Les amis médecins ont eu la bonne idée de ma cacher dans un premier temps l'imagerie ; mais le mardi un interne de 1ère année nous a affiché sur le négatoscope le scan et l'irm . La tumeur mesurait 4 cm , dans l'encéphale d'un enfant, c'est énorme. Même si j'avais conscience que la taille de la lésion n'était pas le facteur primordial, ce fut extrèmement choquant! Nous rencontrâmes le mardi soir le neurochirurgien, nous n'avions guère de questions à lui poser, nous avions une attitude passive, nous étions totalement choqués . L'intervention fut prévue pour le lundi matin. Durant la semaine d'hospitalisation, je me terrais dans la chambre de Joaquim, évitant les autres parents. Dans la chambre nous avions une vie presque normale, avec des jeux, des vidéos, des calins...Nous nous sentions agressés dés que la porte de la chambre s'ouvrait. Nous savions que ces blouses blanches représentaient la seule solution mais ....
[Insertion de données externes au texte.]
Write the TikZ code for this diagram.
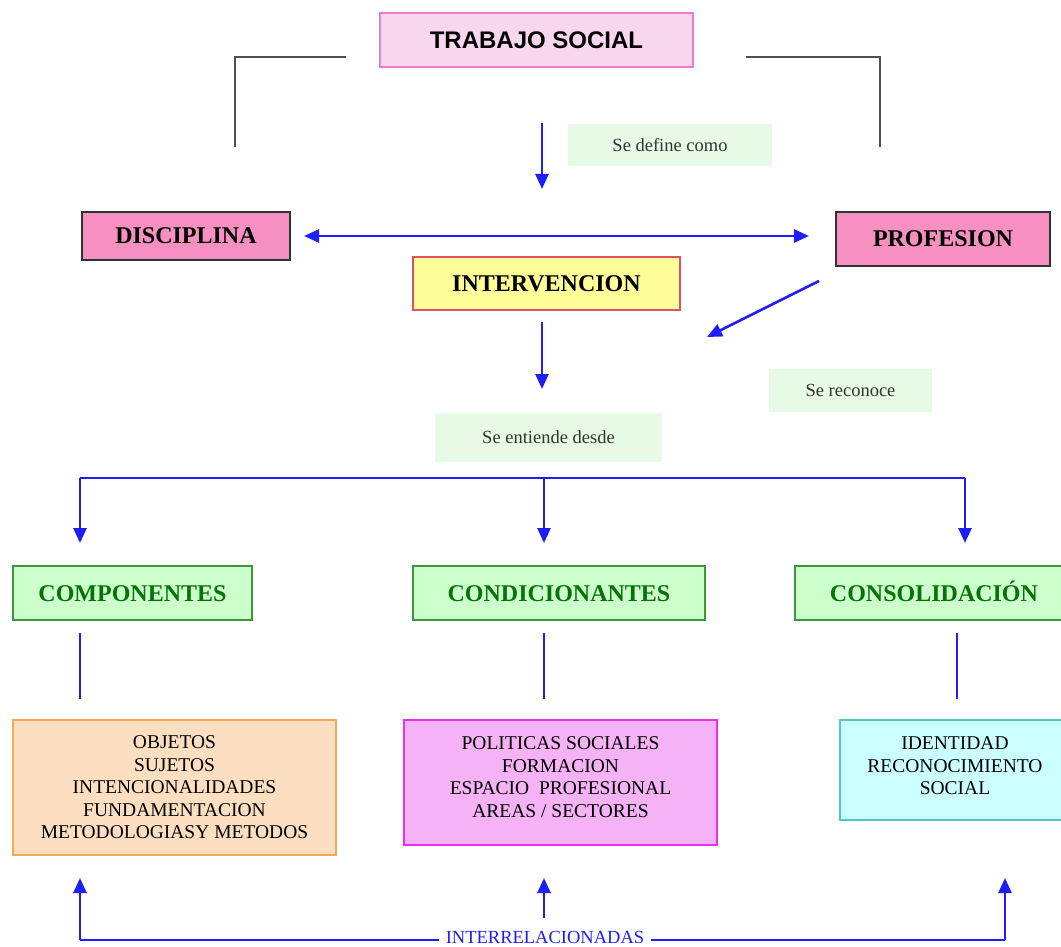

Lundi 7h, nous accompagnions Joaquim jusqu'au sas avant le bloc . A 9h, je demande un anxiolytique, je ne vais plus pouvoir bien longtemps me retenir de hurler! Je visualise depuis 7h30 les différentes étapes de l'intervention (de par ma formation, je sais quelles sont les voies d'abord etc...) . Simple parenthèse, depuis le 27 avril, je n'ai pas pris plus de 6 ou 7 deroxat, je ne veux rien qui puisse anesthésier ma douleur. Le lundi soir vers 20h, Joaquim revient dans sa chambre en soins intensifs. Il revient vivant, sans séquelles primaires lourdes immédiates. Ce n'est qu'à cet instant que je réalise que tout n'est pas perdu, que nous allons nous battre tous ensemble et que Joaquim appartiendra à ces 30% . Vers minuit les douleurs sont importantes, un antalgique type paracétamol est passé dans la perfusion associé à de la glace. Le neurochirurgien a dit à 21h, pas de nubain jusqu'à demain. Mais à 1h, Joaquim est très agité. L'interne donne l'autorisation pour le nubain; je signale ma réticence mais j'ai aussi très peur des effets d'une douleur intense et il n'est qu'1h et attendre 9h l'arrivée du neurochirurgien ...
A 1h20, je vois un rash cutané apparaître sur le visage de Joaquim, je sonne. Je cours dans le couloir signaler qu'il se passe quelque chose, que c'est peut être allergique. Je reviens dans la chambre ,Joaquim est cyanosé en arrêt cardiaque. La suite une attente de plus de 10 minutes l'équipe de réanimation. Et moi disant sans cesse 3 minutes il faut agir dans les 3 minutes. Je n'ai pas pu aider l'équipe à réanimer Joaaquim , je suis restée pétrifiée dans le couloir. Je l'ai abandonné.

La suite: la réa jusqu'au jeudi 6 mai à 12h jour déclaré de sa mort ( alors que toute activité cérébrale avait cessé le mardi à 1h30). J'invite tous les parents à ne pas faire comme moi, à ne pas rester "passifs" devant les médecins malgré le choc, à demander à l'avance en cas d'intervention sur la fosse postérieure si l'enfant sera maintenu dans un coma artificiel après l'intervention afin de diminuer les troubles neurovégétatifs ou tout au moins afin de pouvoir les gérer.La procédure post chirurgicale varie d'un CHU à l'autre. Quant au nubain, il n'est pas décrit dans la littérature de choc anaphylactique, mais si j'avais su que le produit qui devait soulager Joaquim soit acteur de sa mort je me serais opposée à son utilisation. Ce nubain est utilisé très classiquement en post opératoire, il avait été prescrit pour Joaquim par le médecin anesthésiste à la sortie du bloc, mais là encore j'invite tous les parents à questionner l'équipe médicale avant. Joaquim n'était pas sauvé bien évidemment après la chirurgie mais il ne devait pas mourir cette nuit là. Demander à ce que votre enfant reste en réanimation, même si il n'est pas maintenu en coma artificiel, mais afin que l'équipe de réa puisse agir dans les 3 minutes fatidiques. Je n'imaginais pas que on puisse attendre aussi longtemps d'un service à l'autre à l'intérieur même d'un CHU!!"